If DWR doesn't have the resources to do their job, I don't know what that means, in terms of the review process.

I'm one of those people who doesn't think the economy is going to bounce back particularly fast, and it may not even look the same. At the end of the day, it may be significantly different. A lot of small businesses are going to really struggle.

This governor is taking a pretty aggressive stance on funding new initiatives, and they're going to have to cut back on some of those. I don't know what that means for the implementation of SGMA.

If they don't have the funding to support the state's role and implementation, then the question becomes: Do the timelines flip? Is there some relief that's provided to the local agencies as well?

4. What advice do you have for farmers facing this uncertainty?

The fundamentals stay the same. If you're in agriculture, you need to think about firming up your water supplies, making them more sustainable over the longer term.

If you're investing in agriculture, you need to be looking at investments in areas where you'd have some reasonable confidence of adequate water supplies over time. Historically, there's been a lot of investment capital invested in groundwater-only areas where they don't have surface supplies. Those areas are going to be really challenged over time.

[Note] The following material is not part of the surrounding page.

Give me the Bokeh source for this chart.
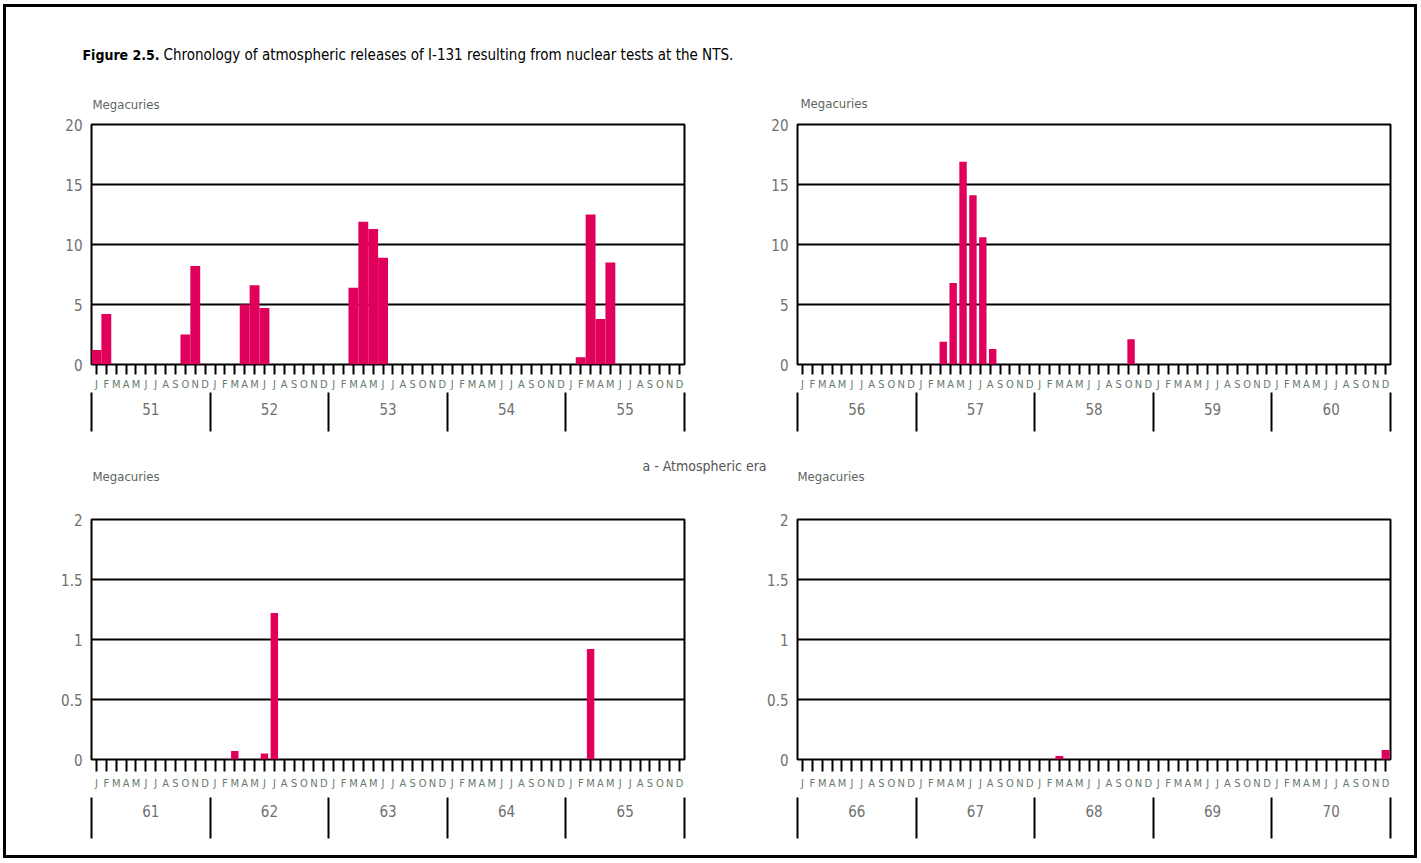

SGMA is clearly changing the landscape. There's likely to be groundwater credit markets and fallowing credits established in some of the overdrafted areas. Over the next four or five years, there are clearly going to be mechanisms that are implemented to achieve sustainability and allow individual landowners some flexibility in how they do that.

5. Could Cooperative Extension be playing more of a role in helping farmers with SGMA?

The answer is absolutely yes.

There's a leadership question at the highest level of the university. The Vice President for ANR has worked hard to make the argument internally at the university that a different funding mechanism needs to exist.

This governor has high ambitions, and I've encouraged people that want to see more invested in Cooperative Extension to make the argument to the administration.

If you want to think about a rural strategy, it doesn't get much better than Cooperative Extension.

There's an inside baseball argument for it, too. The current director of the Department of Finance Keely Bosler is a former sectional president of Future Farmers of America in the Sacramento Valley. She understands these issues inside out. With (CDFA Secretary) Karen Ross and Keely internally in the administration, you could give the leadership in the Legislature an issue to give to rural Democrats. They could throw $25 or $50 million at this and have only rounding error impacts on the budget and buy a lot of goodwill in rural communities.

Agriculture sometimes doesn't think big enough in terms of policy objectives. If you want to think about a long-term investment in their productivity of agriculture, investing in research in technology transfer has a lot of upside.